The authorities in Germany on Wednesday banned a relatively small far-right group and raided the homes of its members in a coordinated sweep, the latest in a series of moves against extremist organizations in the country.
The crackdown is the second such action taken in the past several days. The latest group targeted, called Artgemeinschaft, was described by the authorities as racist and antisemitic, and promoted a white supremacist ideology, including advocating white-only families.
In Germany, it is illegal to display or promote Nazi ideology or other antisemitic views.
About a week ago, the authorities carried out similar raids against another racist far-right group, called the Hammerskins, a violent neo-Nazi organization that originated in the United States in the 1980s.
The latest crackdowns come nearly 10 months after the authorities foiled what they described as a far-right plot to topple the democratically elected government in Germany and replace it with a group led by an obscure prince.
Here is a breakdown of why such raids happen with relative frequency in Germany.
What happened in the latest crackdown?
About 700 police officers raided 26 houses across Germany in dismantling the Artgemeinschaft network.
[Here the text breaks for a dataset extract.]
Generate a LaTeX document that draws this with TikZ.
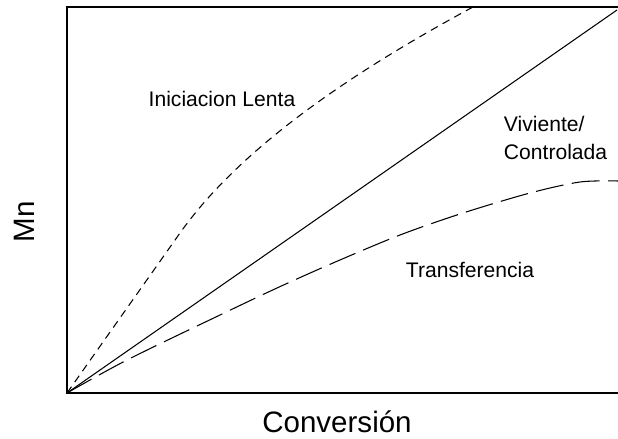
\documentclass[tikz,border=0pt]{standalone}
\usepackage{fontspec}
\setmainfont{Liberation Sans}
\begin{document}
\begin{tikzpicture}[
  curvelbl/.style={font=\fontsize{15}{20}\selectfont},
  axislbl/.style={font=\fontsize{21}{24}\selectfont},
  shortdash/.style={line width=0.75pt, dash pattern=on 5.5pt off 4pt},
  longdash/.style={line width=0.75pt, dash pattern=on 20pt off 6pt}]
\useasboundingbox (-1.675,-1.15) rectangle (13.775,9.825);

% frame
\draw[line width=1.1pt] (13.775,9.65) -- (0,9.65) -- (0,0) -- (13.775,0);
\node[axislbl] (xlbl) at (6.75,-0.725) {Conversión};
\node[axislbl, rotate=90] (ylbl) at (-1.075,4.275) {Mn};

% viviente / controlada
\draw[line width=0.75pt] (0,0) -- (13.75,9.575);
\node[curvelbl, anchor=west, align=left] (viv) at (10.8,6.375) {Viviente/\\Controlada};

% iniciacion lenta
\draw[shortdash] (0,0) -- (2.825,4.0) .. controls (4.3,6.08) and (7.0,7.95) .. (10.15,9.65);
\node[curvelbl] (ini) at (3.875,7.35) {Iniciacion Lenta};

% transferencia
\draw[longdash] plot[smooth] coordinates {(0,0) (1.5,0.825) (3.825,1.95) (5.25,2.625)
  (6.65,3.25) (8.325,3.95) (9.9,4.5) (11.575,5.0) (12.825,5.275) (13.775,5.3)};
\node[curvelbl] (trf) at (10.075,3.075) {Transferencia};
\end{tikzpicture}
\end{document}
The raids were coordinated to start simultaneously in the early morning so that the group’s members could not warn one another.
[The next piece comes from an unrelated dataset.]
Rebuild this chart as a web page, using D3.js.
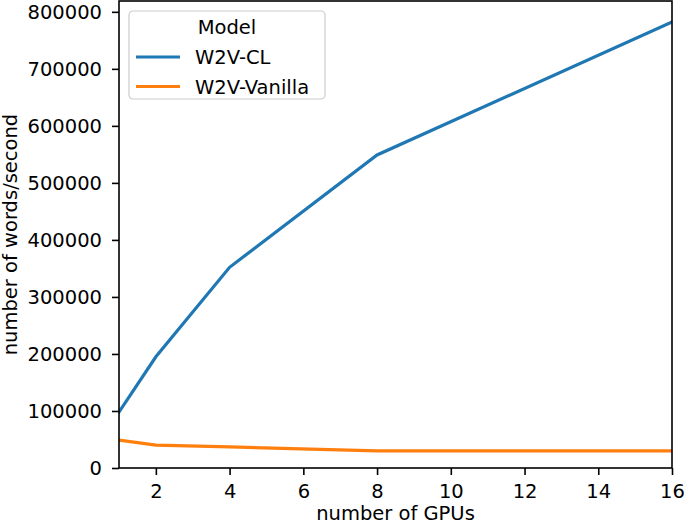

Officers were said to have confiscated evidence of members’ activities along with funds — including gold — and propaganda material. The authorities also blocked the group’s website and social media accounts at the same time.
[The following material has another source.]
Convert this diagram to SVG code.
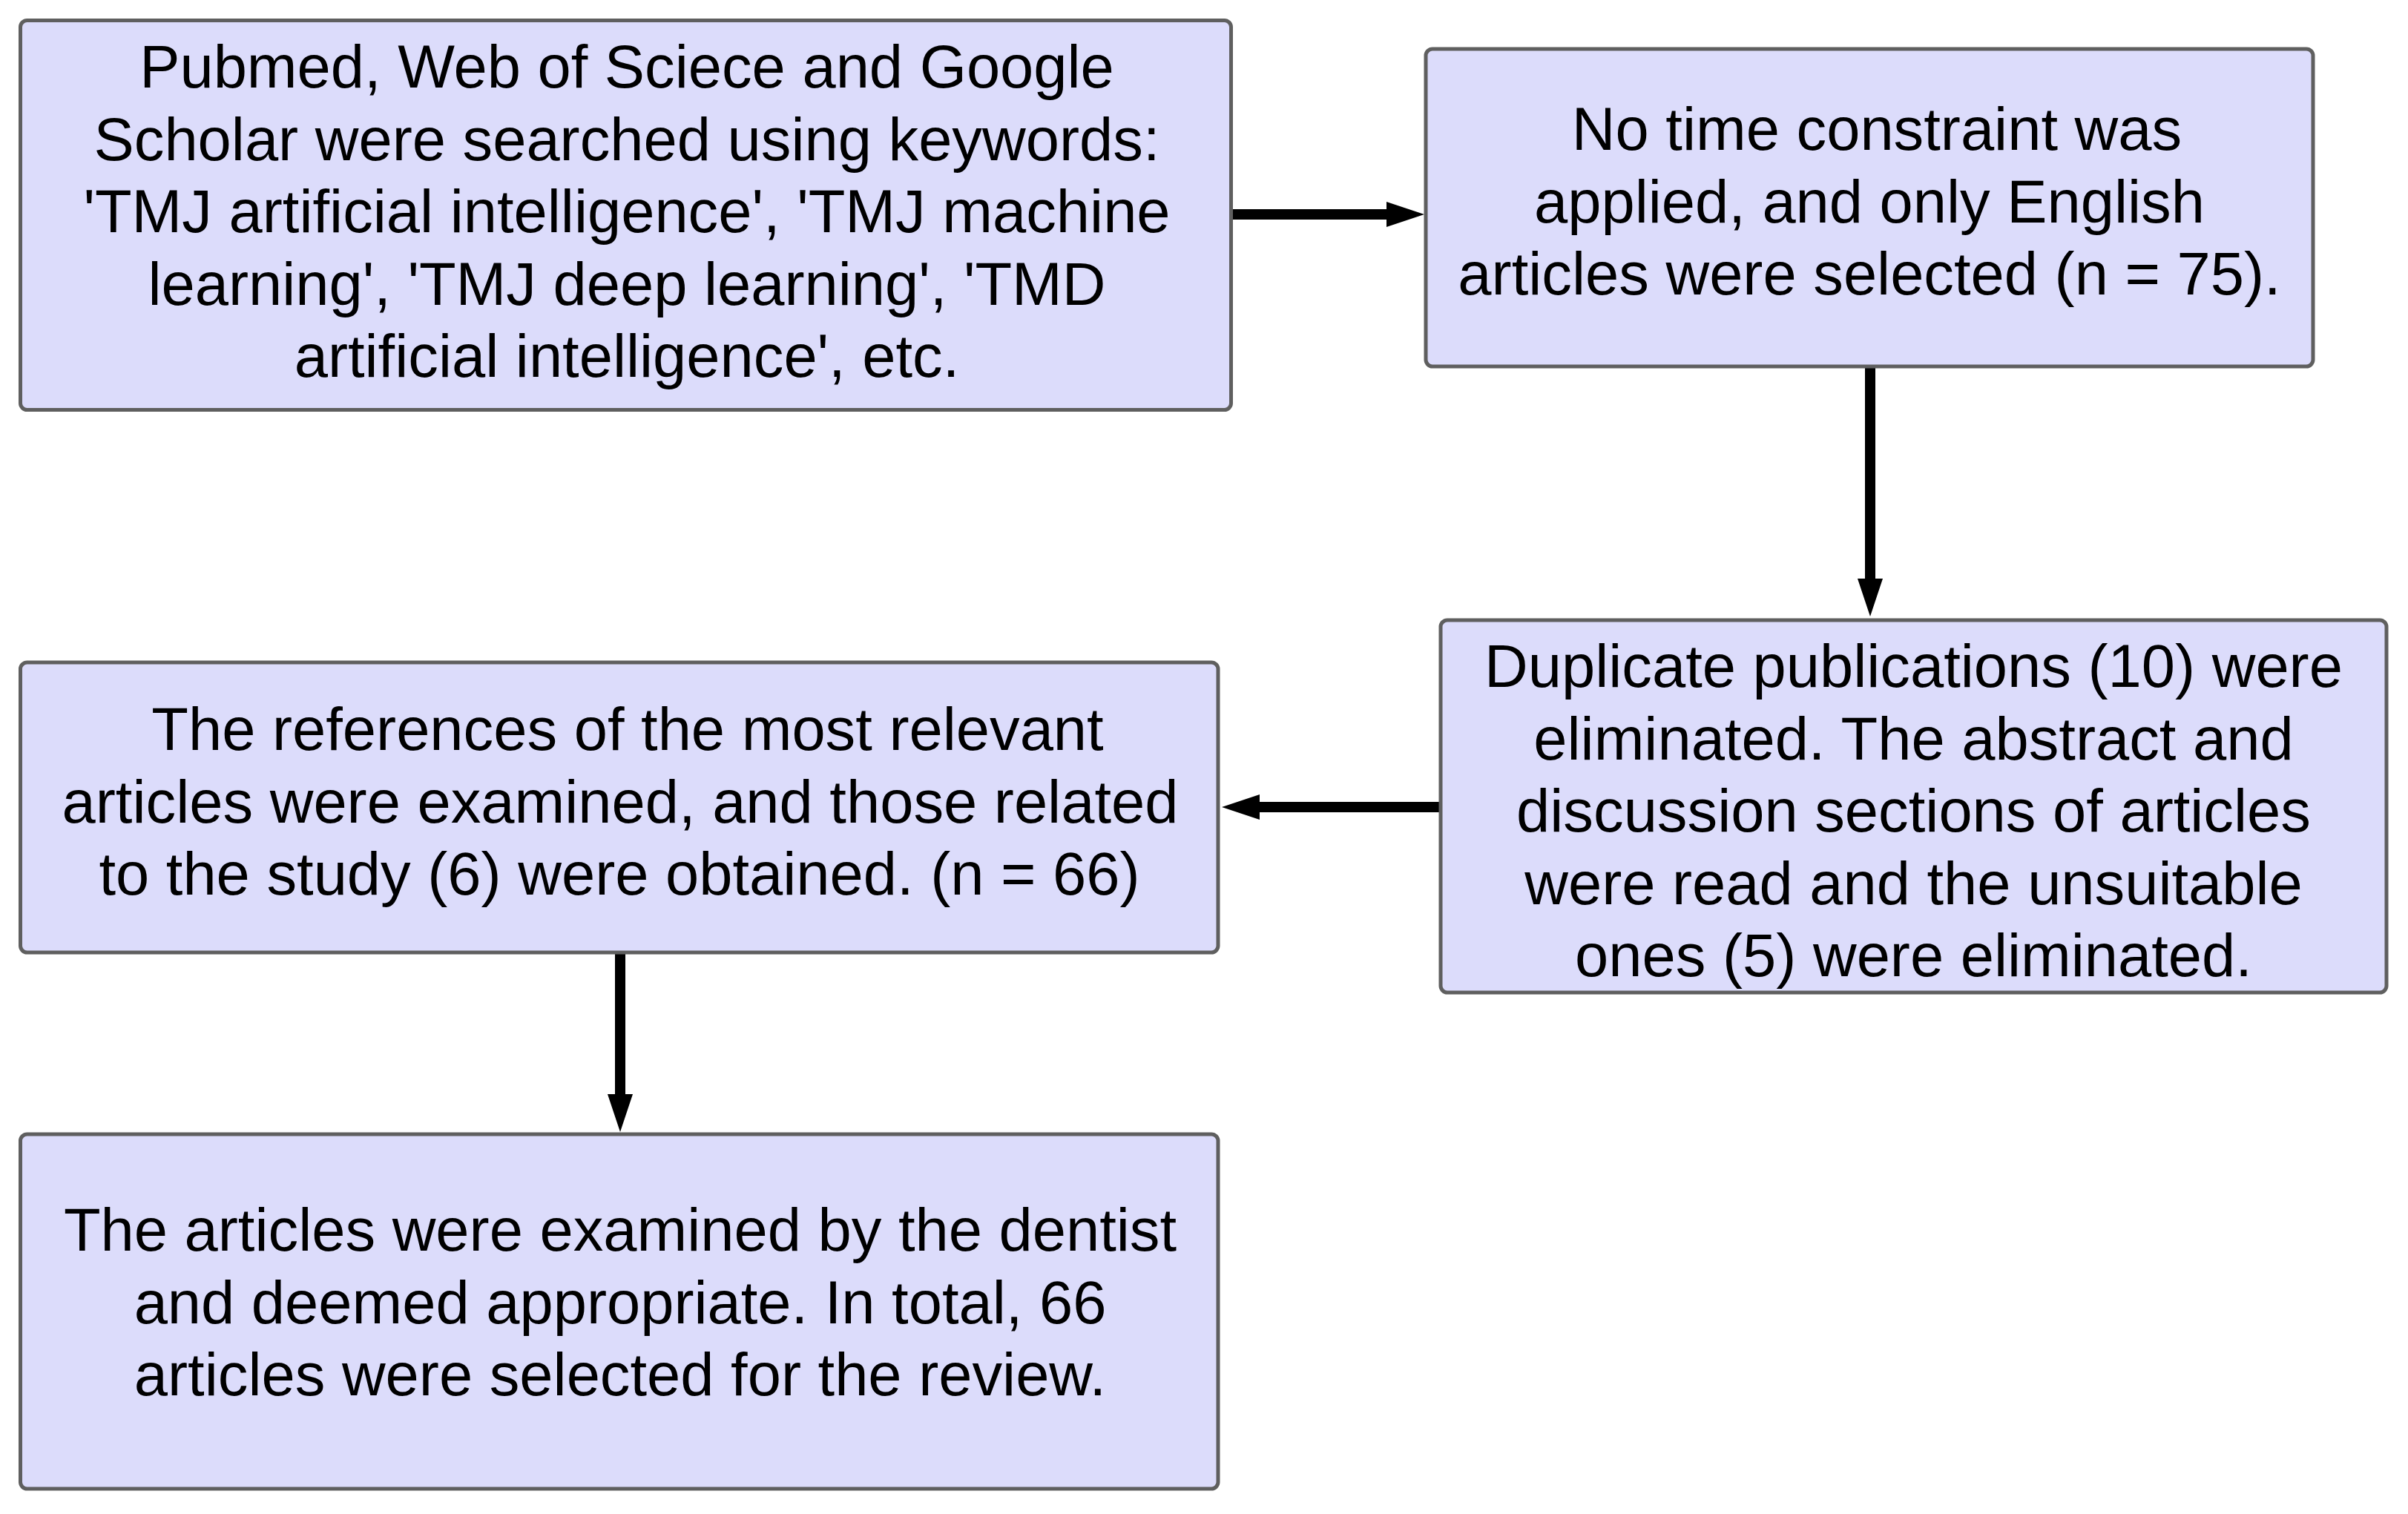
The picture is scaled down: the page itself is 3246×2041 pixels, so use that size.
<svg xmlns="http://www.w3.org/2000/svg" width="3246" height="2041" viewBox="0 0 3246 2041">
<style>
.box{fill:#dcdcfb;stroke:#5f5f5f;stroke-width:5}
.t{font-family:"Liberation Sans",Arial,sans-serif;font-size:81.3px;fill:#000;text-anchor:middle}
.c{stroke:#000;stroke-width:14;fill:none}
</style>
<defs>
<marker id="ah" markerUnits="userSpaceOnUse" markerWidth="52" markerHeight="34" refX="1" refY="17" orient="auto">
<path d="M0,0 L51,17 L0,34 z" fill="#000"/>
</marker>
</defs>
<rect width="3246" height="2041" fill="#fff"/>
<g id="connectors">
<path class="c" d="M1662,289 H1870" marker-end="url(#ah)"/>
<path class="c" d="M2521,496 V781" marker-end="url(#ah)"/>
<path class="c" d="M1940,1088 H1697" marker-end="url(#ah)"/>
<path class="c" d="M836,1286 V1476" marker-end="url(#ah)"/>
</g>
<g id="n1">
<rect class="box" x="27.5" y="27.5" width="1632" height="525" rx="9"/>
<text class="t"><tspan x="845" y="118">Pubmed, Web of Sciece and Google</tspan><tspan x="845" y="215.5">Scholar were searched using keywords:</tspan><tspan x="845" y="313">'TMJ artificial intelligence', 'TMJ machine</tspan><tspan x="845" y="410.5">learning', 'TMJ deep learning', 'TMD</tspan><tspan x="845" y="508">artificial intelligence', etc.</tspan></text>
</g>
<g id="n2">
<rect class="box" x="1922" y="66" width="1196" height="428" rx="9"/>
<text class="t"><tspan x="2530" y="202">No time constraint was</tspan><tspan x="2520" y="299.5">applied, and only English</tspan><tspan x="2520" y="397">articles were selected (n = 75).</tspan></text>
</g>
<g id="n3">
<rect class="box" x="1942" y="836" width="1275" height="502" rx="9"/>
<text class="t"><tspan x="2579.5" y="926">Duplicate publications (10) were</tspan><tspan x="2579.5" y="1023.5">eliminated. The abstract and</tspan><tspan x="2579.5" y="1121">discussion sections of articles</tspan><tspan x="2579.5" y="1218.5">were read and the unsuitable</tspan><tspan x="2579.5" y="1316">ones (5) were eliminated.</tspan></text>
</g>
<g id="n4">
<rect class="box" x="27.5" y="893" width="1614.5" height="391" rx="9"/>
<text class="t"><tspan x="846" y="1011">The references of the most relevant</tspan><tspan x="836" y="1108.5">articles were examined, and those related</tspan><tspan x="835" y="1206">to the study (6) were obtained. (n = 66)</tspan></text>
</g>
<g id="n5">
<rect class="box" x="27.5" y="1529" width="1614.5" height="478" rx="9"/>
<text class="t"><tspan x="836" y="1686">The articles were examined by the dentist</tspan><tspan x="836" y="1783.5">and deemed appropriate. In total, 66</tspan><tspan x="836" y="1881">articles were selected for the review.</tspan></text>
</g>
</svg>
What is known about the banned group?
Artgemeinschaft means “group of one kind” or “racial community.” The organization calls itself a “Germanic faith community” that promotes what it calls “Nordic,” or white, superiority.
Artgemeinschaft was slightly unusual because it had an esoteric focus on nature rituals such as summer solstice celebrations. But experts have said that the group had an outsize importance to the far right, acting as a nexus between disparate groups, and was involved in pushing its ideology to younger generations.
The “völkisch” beliefs espoused by the group, centered on German ethnonationalism, were a founding principle of the Nazis, according to Felix Wiedemann, an academic at Freie Universität Berlin who researches the far right.
Völkisch organizations, Mr. Wiedemann added, “connected race and religion” and therefore tended to act as “a political and religious group at the same time.”
The authorities said that Artgemeinschaft, believed to have about 150 members, was “neo-Nazi, racist, xenophobic and anti-democratic.”
Nancy Faeser, the German interior minister, said that it posed a significant threat.
“This right-wing extremist group has tried to raise new enemies of the Constitution by disgusting indoctrination of children and young people,” she said.
How common are such raids and bans?
The authorities in Germany regularly crack down on far-right groups, especially those that they say are a direct threat to the public peace and have infiltrated the military, the police and other security services.
“Right-wing extremism is the greatest danger for people in the country,” Ms. Faeser said last year.
Even before she took office in 2021, the Interior Ministry, which oversees the police and domestic security, often carried out busts against neo-Nazi groups. In 2020 alone, four neo-Nazi groups, including Combat 18, were banned and raided.
The authorities carry out the crackdowns after extensive work to build legal cases. The sweep on Artgemeinschaft on Wednesday, for example, took a full year to prepare, according to the Interior Ministry.
What is the political background to the raids?
Groups monitoring neo-Nazi and antisemitic activities have long warned about ethnonationalist organizations, said Lorenz Blumenthaler, who works for one such watchdog, the Amadeu Antonio Foundation.
Under Ms. Faeser, the Interior Ministry has stepped up pressure on far-right organizations, Mr. Blumenthaler said.
Ms. Faeser is known for her work against such groups. Before she became a federal minister, she helped investigate a killing spree by a far-right terrorist group during her time as a lawmaker in the central state of Hesse.
However, she has attracted criticism recently for staying in her job at the Interior Ministry while she also runs a long-shot campaign to become governor of Hesse in an election on Oct. 8. If she wins, she will have to step down from the national role, and critics have argued that she should not be dividing her attention while holding such an important job.